The great globalisation from the 1990s to 2007-08 gave credence to Ball’s vision. Most large European companies now have only a minority of their operations in their country of origin. Entire sectors, such as telecoms, utilities and banking, internationalised quickly following partial deregulation and privatisation. After 2000, even R&D and headquarters functions, long seen as mostly tied to the home country, were gradually distributed around the world. Symbolic milestones included Wal-Mart’s relocation of its procurement function to Shenzhen in 2002, followed by IBM in 2006, the move of Halliburton’s CEO to Dubai in 2007, and that of HSBC’s CEO to Hong Kong in 2009. National labels were still routinely attached to companies, but by the late 2000s they looked increasingly like misnomers.

The past few years, however, have made things more complicated, for two main reasons. First is the breathtaking rise of large companies from emerging economies. These now feature as prominently as European ones in global league tables, compared with a ratio of one to ten a decade ago, and their share of the global total has surged from 10 to 25 per cent in the past five years (aggregate market values based on FT Global 500 rankings).

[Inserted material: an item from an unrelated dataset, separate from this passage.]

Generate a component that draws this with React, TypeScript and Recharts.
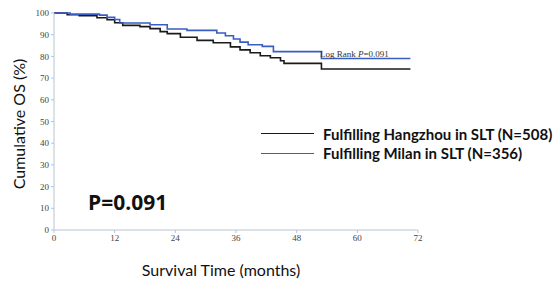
import { LineChart, Line, XAxis, YAxis } from 'recharts';

// Kaplan-Meier step points (months, survival %)
const hangzhouMonths = [0, 2.6, 5, 8.5, 10.5, 12, 13.6, 17, 19, 21, 22.4, 25, 28.3, 31.5, 34.9, 36.8, 38.8, 40.8, 42.8, 44.8, 45.5, 52.9, 70.5];
const hangzhouSurv = [100, 99.2, 98.8, 97.8, 96.9, 95.5, 94.3, 93.7, 92.8, 91.4, 90.5, 88.8, 87.4, 86.3, 84.4, 83, 81.7, 80.3, 79.4, 78, 76.8, 74.2, 74.2];

const milanMonths = [0, 3.2, 9, 10.5, 12, 13, 19, 22.4, 26.3, 32.2, 33.9, 35.5, 36.8, 38.4, 41.2, 43.4, 52.9, 70.5];
const milanSurv = [100, 99.5, 99, 98, 97, 95.4, 94.6, 92.6, 92, 90.8, 89.5, 88, 86.6, 85.4, 84.6, 82.2, 79, 79];

const xTicks = [0, 12, 24, 36, 48, 60, 72];
const yTicks = [0, 10, 20, 30, 40, 50, 60, 70, 80, 90, 100];

const seriesNames = ['Fulfilling Hangzhou in SLT (N=508)', 'Fulfilling Milan in SLT (N=356)'];
const seriesColors = ['#1a1a1a', '#3b5cc4'];

const hangzhouData = hangzhouMonths.map((t, i) => ({ t, v: hangzhouSurv[i] }));
const milanData = milanMonths.map((t, i) => ({ t, v: milanSurv[i] }));

const axisColor = '#b8c4d4';
const tickStyle = { fontFamily: '"Liberation Serif", serif', fontSize: 9, fill: '#444' };
const sans = 'Lato, "Open Sans", sans-serif';
const boldSans = '"Open Sans", Lato, sans-serif';

export default function App() {
  return (
    <div style={{ position: 'absolute', left: 0, top: 0, width: 558, height: 285, background: '#fff' }}>
      <LineChart width={558} height={285} margin={{ top: 13, right: 140, bottom: 0, left: 0 }}>
        <XAxis
          dataKey="t"
          type="number"
          domain={[0, 72]}
          ticks={xTicks}
          tickSize={3}
          height={55}
          stroke={axisColor}
          tick={tickStyle}
          allowDuplicatedCategory={false}
          label={{
            content: () => (
              <text x={221} y={276} textAnchor="middle" fontFamily={sans} fontSize={16} fill="#111">
                Survival Time (months)
              </text>
            ),
          }}
        />
        <YAxis
          type="number"
          domain={[0, 100]}
          ticks={yTicks}
          tickSize={3}
          width={54}
          stroke={axisColor}
          tick={tickStyle}
          label={{
            content: () => (
              <text x={25} y={124} transform="rotate(-90 25 124)" textAnchor="middle" fontFamily={sans} fontSize={16} fill="#111">
                Cumulative OS (%)
              </text>
            ),
          }}
        />
        <Line data={hangzhouData} dataKey="v" name={seriesNames[0]} type="stepAfter" stroke={seriesColors[0]} strokeWidth={1.6} dot={false} isAnimationActive={false} />
        <Line data={milanData} dataKey="v" name={seriesNames[1]} type="stepAfter" stroke={seriesColors[1]} strokeWidth={1.6} dot={false} isAnimationActive={false} />
      </LineChart>
      <div style={{ position: 'absolute', left: 261, top: 124, fontFamily: sans }}>
        {seriesNames.map((name, i) => (
          <div key={name} style={{ display: 'flex', alignItems: 'center', height: 19.5 }}>
            <div style={{ width: 53, height: 0, borderTop: `1.5px solid ${seriesColors[i]}`, marginRight: 9 }} />
            <span style={{ fontSize: 15, fontWeight: 700, color: '#111', whiteSpace: 'nowrap' }}>{name}</span>
          </div>
        ))}
      </div>
      <div style={{ position: 'absolute', left: 320, top: 49, fontFamily: '"Liberation Serif", serif', fontSize: 9, color: '#333', whiteSpace: 'nowrap' }}>
        Log Rank <i>P</i>=0.091
      </div>
      <div style={{ position: 'absolute', left: 88, top: 188, fontFamily: boldSans, fontSize: 21, fontWeight: 700, color: '#111' }}>
        P=0.091
      </div>
    </div>
  );
}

They are often subject to hands-on state oversight, if not outright control, and generally carry a stronger sense of national identity than most Western peers, partly but not only because of their focus on high domestic growth at home. As there tends to be less geopolitical alignment with and among emerging countries than among advanced ones, their increased global presence also raises unprecedented national security concerns. Some analysts like Ian Bremmer from the Eurasia Group warn that emerging countries’ “state capitalism” threatens the core of the West’s business model and heralds an “end of the free market.” Even with a less dramatic assessment, strong corporate national identities can no longer be seen as just a thing of the past.

The second factor is the recent financial crisis, and the unprecedented state intervention that resulted in the US and Europe, confirming the dictum (diversely attributed to Charles Goodhart or Mervyn King) that “cross-border banks are international in life, but national in death.” This at times extended to other industries, such as car companies in the US or France. The internationalisation of corporate identities suddenly looked like a mask that could easily fall. This apparent reversal chimes with uncertainties about the future of financial globalisation, most acutely felt in the euro crisis but relayed by wider concerns about “financial repression” in massively indebted countries.

These conflicting trends are likely to result in policy volatility. On paper, most public policies do not discriminate according to corporate nationality, a principle on which the EU legal framework is particularly strict. But the attempt to impose “buy American” provisions in the 2009 US stimulus, or the recent debate in Italy on how to counter foreign takeovers, show that it cannot be taken for granted. More insidiously still, companies may find it increasingly difficult to give a clear vision of their national orientation, or lack thereof, to their own staff, clients, and other stakeholders. The personality split between national and global can easily lead to irresponsible behaviour, as with those banks that practised massive regulatory and tax arbitrage, and then hijacked home-country governments when the system came under threat. It has become received wisdom among foreign policy observers that the next decade will be one of divided sovereignties, unstable politics of interdependence, and conflicts between national constituencies and globalised elites. It would be naïve for companies to think they can easily escape these tensions.